Tuesday, July 19, 2016

Mr Sipp - Spiegeltent, Edinburgh, 18 July 2016

It’s showtime, folks!  It may be a Monday, but in terms of entertainment Mississipian Mr Sipp (aka Castro Coleman) is a veritable Mr Saturday Night, his guitar playing imbued with grinning, duck-walking, strutting, face-pulling enthusiasm.
You want to know what he sounds like?  The second song tonight is ‘Thrill Is Gone’, doffing his cap to BB King, whose jazz-tinged single-note soloing is echoed frequently in the course of the set.  And speaking of jazz inflections, the rhythm section of Jeff Flanagan on bass and Stanley Dixon Jr on drums bring plenty swing to proceedings. Dixon in particular highlights his inventiveness and lightness of touch in the course of a couple of brief solo spots.
Mr Sipp - gettin' jiggy wit it
But BB isn’t the only King that springs to mind, as Sipp shows a liking for the kind of funk groove that Albert King achieved when making Born Under A Bad Sign with the Stax soul gang – and indeed amps it up even further on the likes of ‘Nobody’s Bisness’.  It’s good time music, and with his infectious energy Sipp has no trouble getting the audience to sing and clap along on demand.  But it’s not just the vibe that’s important – his guitar work lives up to those influences with its clarity and variety, notes winging in from odd angles in witty fashion.
“Can I keep it rolling?”, he asks between songs, his gospel background suffusing the performance with an eagerness to engage the audience in the whole experience.  And Sipp acknowledges his twenty plus years as a gospel performer with ‘I’m In Your Care Right Now’, a slower spiritual on which he underlines the quality of his soulful singing as he lets his voice wander in controlled fashion.  He also demonstrates his soul credentials by taking to a  keyboard for a rendition of Sam Cooke’s ‘A Change Is Gonna Come’ – a better choice, to my mind, than the overly smooth soul outings he’s been known to produce once or twice on album.

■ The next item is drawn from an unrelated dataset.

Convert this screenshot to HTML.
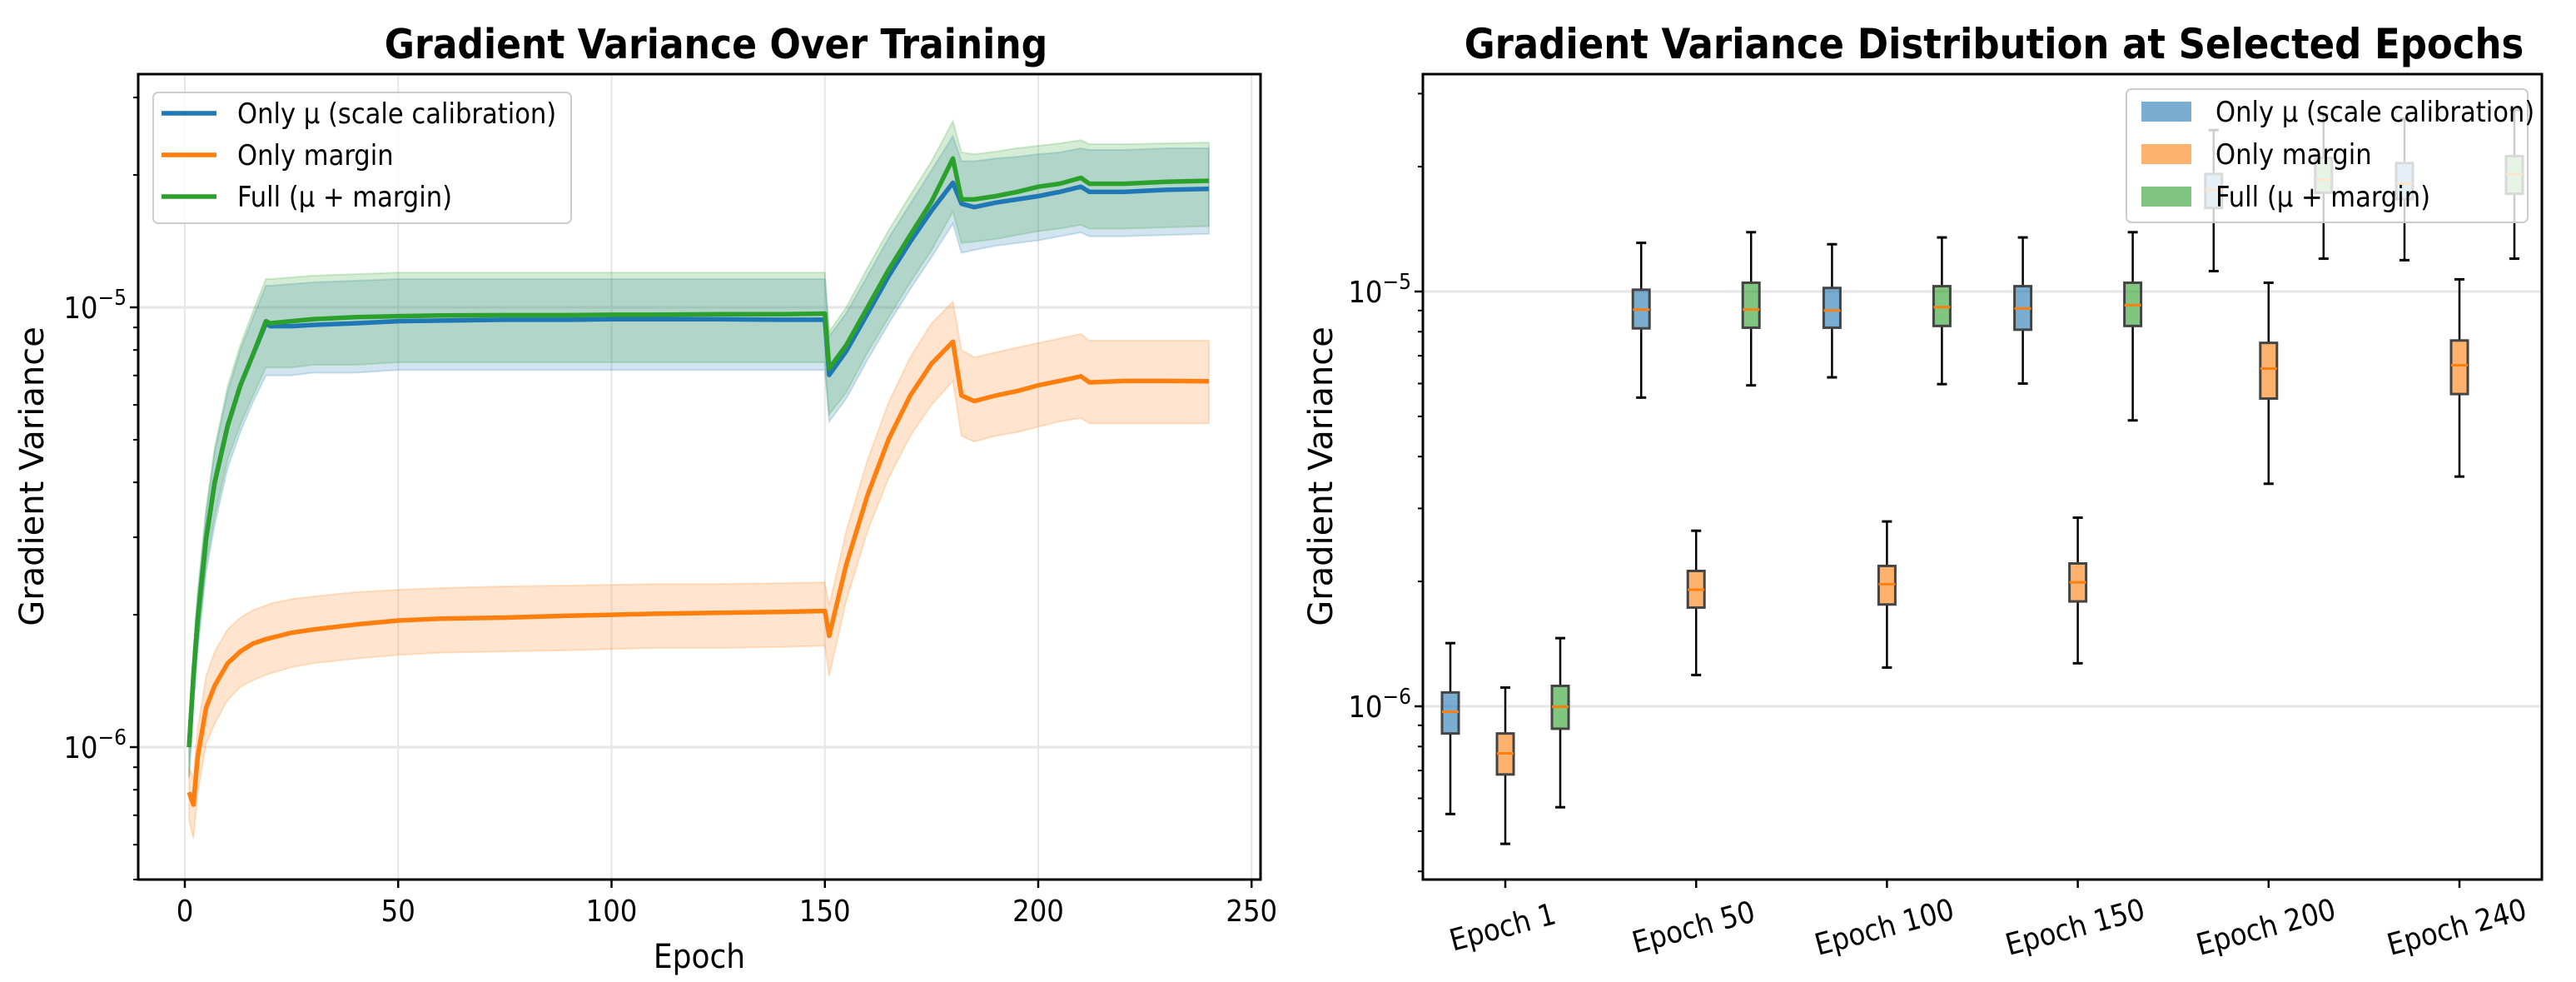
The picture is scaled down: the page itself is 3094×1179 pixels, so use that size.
<!DOCTYPE html>
<html><head><meta charset="utf-8"><style>
html,body{margin:0;padding:0;background:#fff;overflow:hidden;}
svg{display:block;font-family:"DejaVu Sans Condensed","Liberation Sans Narrow","Liberation Sans",sans-serif;}
</style></head><body>
<svg id="fig" width="3094" height="1179" viewBox="0 0 3094 1179" xmlns="http://www.w3.org/2000/svg">
<rect width="3094" height="1179" fill="#fff"/>
<g id="left"></g>
<g id="right"></g>
</svg>
<script>
// ---- Left chart data (values in units of 1e-6) ----
const epochs = [1,2,3,5,7,10,13,16,19,20,25,30,40,50,60,75,90,100,110,125,140,150,151,155,160,165,170,175,180,182,185,190,195,200,205,210,212,220,230,240];
const blueMean = [1.0,1.45,1.95,2.98,4.0,5.37,6.64,7.82,9.2,9.06,9.06,9.12,9.2,9.3,9.33,9.37,9.37,9.4,9.4,9.4,9.37,9.37,7.02,7.95,9.68,11.8,14.1,16.6,19.2,17.2,16.9,17.3,17.6,17.9,18.3,18.8,18.3,18.3,18.5,18.6];
const blueUpper = [1.05,1.6,2.2,3.4,4.7,6.4,8.0,9.5,11.2,11.2,11.3,11.4,11.5,11.6,11.6,11.6,11.6,11.6,11.6,11.6,11.6,11.6,8.6,9.7,11.8,14.4,17.2,20.5,24.5,21.5,21.5,21.8,22.0,22.3,22.5,23.0,22.8,22.8,23.0,23.0];
const blueLower = [0.85,1.25,1.65,2.5,3.2,4.3,5.2,6.1,7.0,7.0,7.0,7.1,7.1,7.2,7.2,7.2,7.2,7.2,7.2,7.2,7.2,7.2,5.5,6.2,7.6,9.2,11.0,13.0,15.5,13.3,13.5,13.8,14.0,14.2,14.5,14.8,14.5,14.5,14.6,14.7];
const greenMean = [1.0,1.45,1.95,2.98,4.0,5.37,6.64,7.82,9.3,9.2,9.3,9.4,9.5,9.55,9.58,9.6,9.6,9.62,9.62,9.65,9.65,9.68,7.26,8.2,10.0,12.2,14.6,17.4,21.8,17.6,17.6,17.9,18.3,18.8,19.1,19.7,19.1,19.1,19.3,19.4];
const greenUpper = [1.1,1.65,2.25,3.5,4.8,6.6,8.2,9.8,11.6,11.6,11.7,11.8,11.9,12.0,12.0,12.0,12.0,12.0,12.0,12.0,12.0,12.0,8.8,10.0,12.3,15.0,18.0,21.5,26.5,22.5,22.3,22.6,23.0,23.3,23.6,24.0,23.5,23.5,23.6,23.7];
const greenLower = [0.86,1.28,1.7,2.6,3.35,4.5,5.4,6.3,7.3,7.3,7.3,7.4,7.4,7.5,7.5,7.5,7.5,7.5,7.5,7.5,7.5,7.5,5.7,6.4,7.9,9.5,11.4,13.5,16.5,14.0,14.1,14.3,14.6,14.9,15.1,15.4,15.1,15.1,15.2,15.3];
const orangeMean = [0.79,0.74,0.95,1.23,1.38,1.55,1.65,1.72,1.76,1.77,1.82,1.85,1.9,1.94,1.96,1.97,1.99,2.0,2.01,2.02,2.03,2.04,1.79,2.6,3.74,5.03,6.3,7.45,8.35,6.3,6.12,6.3,6.45,6.65,6.8,6.97,6.75,6.8,6.8,6.79];
const orangeUpper = [0.9,0.85,1.1,1.45,1.65,1.85,1.97,2.05,2.1,2.12,2.17,2.2,2.25,2.28,2.3,2.32,2.33,2.34,2.35,2.35,2.36,2.37,2.1,3.1,4.5,6.1,7.7,9.2,10.3,8.0,7.7,7.9,8.1,8.3,8.5,8.7,8.4,8.4,8.4,8.4];
const orangeLower = [0.68,0.62,0.78,1.02,1.13,1.28,1.37,1.42,1.46,1.47,1.52,1.55,1.59,1.62,1.64,1.65,1.66,1.67,1.68,1.68,1.69,1.7,1.45,2.15,3.1,4.1,5.1,6.0,6.8,5.1,4.95,5.1,5.2,5.35,5.5,5.6,5.45,5.45,5.45,5.45];
const xTicks = [0,50,100,150,200,250];
// ---- Right chart data (values in units of 1e-6): [whiskerLow, q1, median, q3, whiskerHigh] ----
const categories = ["Epoch 1","Epoch 50","Epoch 100","Epoch 150","Epoch 200","Epoch 240"];
const boxBlue = [[0.55,0.86,0.97,1.08,1.42],[5.55,8.15,9.05,10.1,13.1],[6.21,8.18,9.0,10.2,13.0],[6.0,8.09,9.1,10.3,13.5],[11.2,15.9,17.6,19.2,24.5],[11.9,16.7,18.2,20.4,26.1]];
const boxOrange = [[0.466,0.685,0.77,0.86,1.11],[1.19,1.73,1.91,2.12,2.65],[1.24,1.76,1.97,2.18,2.79],[1.27,1.79,1.99,2.21,2.85],[3.44,5.52,6.52,7.52,10.5],[3.58,5.66,6.64,7.62,10.7]];
const boxGreen = [[0.571,0.883,0.997,1.12,1.46],[5.94,8.18,9.05,10.5,13.9],[5.98,8.26,9.17,10.3,13.5],[4.89,8.26,9.27,10.5,13.9],[12.0,17.3,18.6,21.0,26.7],[12.0,17.2,19.2,21.2,27.4]];

const NS="http://www.w3.org/2000/svg";
function mk(parent,tag,attrs,text){const e=document.createElementNS(NS,tag);for(const k in attrs)e.setAttribute(k,attrs[k]);if(text!==undefined)e.textContent=text;parent.appendChild(e);return e;}
const L=document.getElementById('left'), R=document.getElementById('right');
// axis functions
const lx=e=>222+e*5.125;
const ly=v=>369+528*(-5-Math.log10(v*1e-6));
const ry=v=>350+498*(-5-Math.log10(v*1e-6));
const rx=i=>1808+229.2*i;
const LX0=166,LX1=1514,TOP=89,BOT=1056,RX0=1709,RX1=3053;

// ---------- LEFT ----------
xTicks.forEach(t=>{const g=mk(L,'line',{x1:lx(t),x2:lx(t),y1:TOP,y2:BOT,stroke:'#e6e6e6','stroke-width':2});

});
[1,10].forEach(v=>{const g=mk(L,'line',{x1:LX0,x2:LX1,y1:ly(v),y2:ly(v),stroke:'#e6e6e6','stroke-width':3});

});
function band(up,lo,color,name){let d='';epochs.forEach((e,i)=>{d+=(i?'L':'M')+lx(e).toFixed(1)+','+ly(up[i]).toFixed(1);});
for(let i=epochs.length-1;i>=0;i--)d+='L'+lx(epochs[i]).toFixed(1)+','+ly(lo[i]).toFixed(1);
const p=mk(L,'path',{d:d+'Z',fill:color,'fill-opacity':0.2,stroke:color,'stroke-opacity':0.2,'stroke-width':2});

}
function line(m,color,name){const pts=epochs.map((e,i)=>lx(e).toFixed(1)+','+ly(m[i]).toFixed(1)).join(' ');
const p=mk(L,'polyline',{points:pts,fill:'none',stroke:color,'stroke-width':5.5,'stroke-linejoin':'round'});

}
band(blueUpper,blueLower,'#1f77b4','band-only-mu');
band(orangeUpper,orangeLower,'#ff7f0e','band-only-margin');
band(greenUpper,greenLower,'#2ca02c','band-full');
line(blueMean,'#1f77b4','line-only-mu');
line(orangeMean,'#ff7f0e','line-only-margin');
line(greenMean,'#2ca02c','line-full');
let f=mk(L,'rect',{x:LX0,y:TOP,width:LX1-LX0,height:BOT-TOP,fill:'none',stroke:'#000','stroke-width':3});

xTicks.forEach(t=>{mk(L,'line',{x1:lx(t),x2:lx(t),y1:BOT,y2:BOT+10,stroke:'#000','stroke-width':2.5});
const tx=mk(L,'text',{x:lx(t),y:1106,'text-anchor':'middle','font-size':36},String(t));

});
function minorTicks(P,yf,x0,vals){vals.forEach(v=>{mk(P,'line',{x1:x0-6,x2:x0,y1:yf(v),y2:yf(v),stroke:'#000','stroke-width':2});});}
minorTicks(L,ly,LX0,[0.5,0.6,0.7,0.8,0.9,2,3,4,5,6,7,8,9,20,30]);
function majorLabel(P,yf,x0,v,exp,name){mk(P,'line',{x1:x0-10,x2:x0,y1:yf(v),y2:yf(v),stroke:'#000','stroke-width':2.5});
const t=mk(P,'text',{x:x0-14,y:yf(v)+13,'text-anchor':'end','font-size':36});


mk(t,'tspan',{},'10');mk(t,'tspan',{dy:-16,'font-size':26},exp);}
majorLabel(L,ly,LX0,10,'−5','y-tick-label');
majorLabel(L,ly,LX0,1,'−6','y-tick-label');
let tt=mk(L,'text',{x:860,y:70,'text-anchor':'middle','font-size':49,'font-weight':'bold'},'Gradient Variance Over Training');

tt=mk(L,'text',{x:840,y:1162,'text-anchor':'middle','font-size':40},'Epoch');

tt=mk(L,'text',{x:0,y:0,'text-anchor':'middle','font-size':40,'font-family':'DejaVu Sans, sans-serif',transform:'translate(52,572) rotate(-90)'},'Gradient Variance');

let lg=mk(L,'rect',{x:184,y:111,width:502,height:157,rx:6,fill:'#fff','fill-opacity':0.8,stroke:'#cccccc','stroke-width':2});

[['#1f77b4','Only μ (scale calibration)'],['#ff7f0e','Only margin'],['#2ca02c','Full (μ + margin)']].forEach((d,i)=>{const y=136+i*50;
const g=mk(L,'g',{});


mk(g,'line',{x1:194,x2:260,y1:y,y2:y,stroke:d[0],'stroke-width':5.5});
mk(g,'text',{x:285,y:y+12,'font-size':34},d[1]);});

// ---------- RIGHT ----------
[1,10].forEach(v=>{const g=mk(R,'line',{x1:RX0,x2:RX1,y1:ry(v),y2:ry(v),stroke:'#e6e6e6','stroke-width':3});

});
function drawBox(stats,cx,color,name){const g=mk(R,'g',{});


const [lo,q1,md,q3,hi]=stats;
mk(g,'line',{x1:cx,x2:cx,y1:ry(hi),y2:ry(q3),stroke:'#000','stroke-width':2.5});
mk(g,'line',{x1:cx,x2:cx,y1:ry(q1),y2:ry(lo),stroke:'#000','stroke-width':2.5});
mk(g,'line',{x1:cx-6,x2:cx+6,y1:ry(hi),y2:ry(hi),stroke:'#000','stroke-width':3});
mk(g,'line',{x1:cx-6,x2:cx+6,y1:ry(lo),y2:ry(lo),stroke:'#000','stroke-width':3});
mk(g,'rect',{x:cx-10,y:ry(q3),width:20,height:ry(q1)-ry(q3),fill:color,'fill-opacity':0.6,stroke:'#444','stroke-width':3});
mk(g,'line',{x1:cx-10,x2:cx+10,y1:ry(md),y2:ry(md),stroke:'#ff7f0e','stroke-width':3});}
categories.forEach((c,i)=>{
drawBox(boxBlue[i],rx(i)-66,'#1f77b4','box-only-mu');
drawBox(boxOrange[i],rx(i),'#ff7f0e','box-only-margin');
drawBox(boxGreen[i],rx(i)+66,'#2ca02c','box-full');
mk(R,'line',{x1:rx(i),x2:rx(i),y1:BOT,y2:BOT+10,stroke:'#000','stroke-width':2.5});
const t=mk(R,'text',{x:0,y:0,'text-anchor':'middle','font-size':36,transform:`translate(${rx(i)},1125) rotate(-15)`},c);

});
f=mk(R,'rect',{x:RX0,y:TOP,width:RX1-RX0,height:BOT-TOP,fill:'none',stroke:'#000','stroke-width':3});

minorTicks(R,ry,RX0,[0.4,0.5,0.6,0.7,0.8,0.9,2,3,4,5,6,7,8,9,20,30]);
majorLabel(R,ry,RX0,10,'−5','y-tick-label');
majorLabel(R,ry,RX0,1,'−6','y-tick-label');
tt=mk(R,'text',{x:2395,y:70,'text-anchor':'middle','font-size':50,'font-weight':'bold'},'Gradient Variance Distribution at Selected Epochs');

tt=mk(R,'text',{x:0,y:0,'text-anchor':'middle','font-size':40,'font-family':'DejaVu Sans, sans-serif',transform:'translate(1600,572) rotate(-90)'},'Gradient Variance');

lg=mk(R,'rect',{x:2554,y:107,width:482,height:160,rx:6,fill:'#fff','fill-opacity':0.8,stroke:'#cccccc','stroke-width':2});

[['#1f77b4','Only μ (scale calibration)'],['#ff7f0e','Only margin'],['#2ca02c','Full (μ + margin)']].forEach((d,i)=>{const y=134+i*51;
const g=mk(R,'g',{});


mk(g,'rect',{x:2572,y:y-12,width:60,height:24,fill:d[0],'fill-opacity':0.6});
mk(g,'text',{x:2661,y:y+12,'font-size':34},d[1]);});
</script>
</body></html>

The opening of ‘Miss Jones’ is one of the few occasions when Sipp’s playing feels like it’s starting to meander, with an overlong intro and one or two superfluous licks during the opening verse.  But he promptly blows any concerns away with a circumnavigation of the Spiegeltent, during which he shakes hands and puts an arm round punters for selfies, playing away all the time with his left hand, before bringing the song to a driving conclusion.
The set peaks with the following cover of ‘Smokestack Lightnin’’, a breezy rendition so different from the haunting style of the Howlin’ Wolf original that it’s the cue to get the audience up and dancing – including one enthusiastic fella who’s invited up on stage to shake his booty along with Sipp.
By the time he’s done, Mr Sipp has made it clear just why he received a Blues Music Award this year for his album The Mississippi Blues Child – and still clearer why, in a live setting, he won the International Blues Challenge a couple of years back.  The man’s a dynamite blues guitarist, and a natural born entertainer to boot.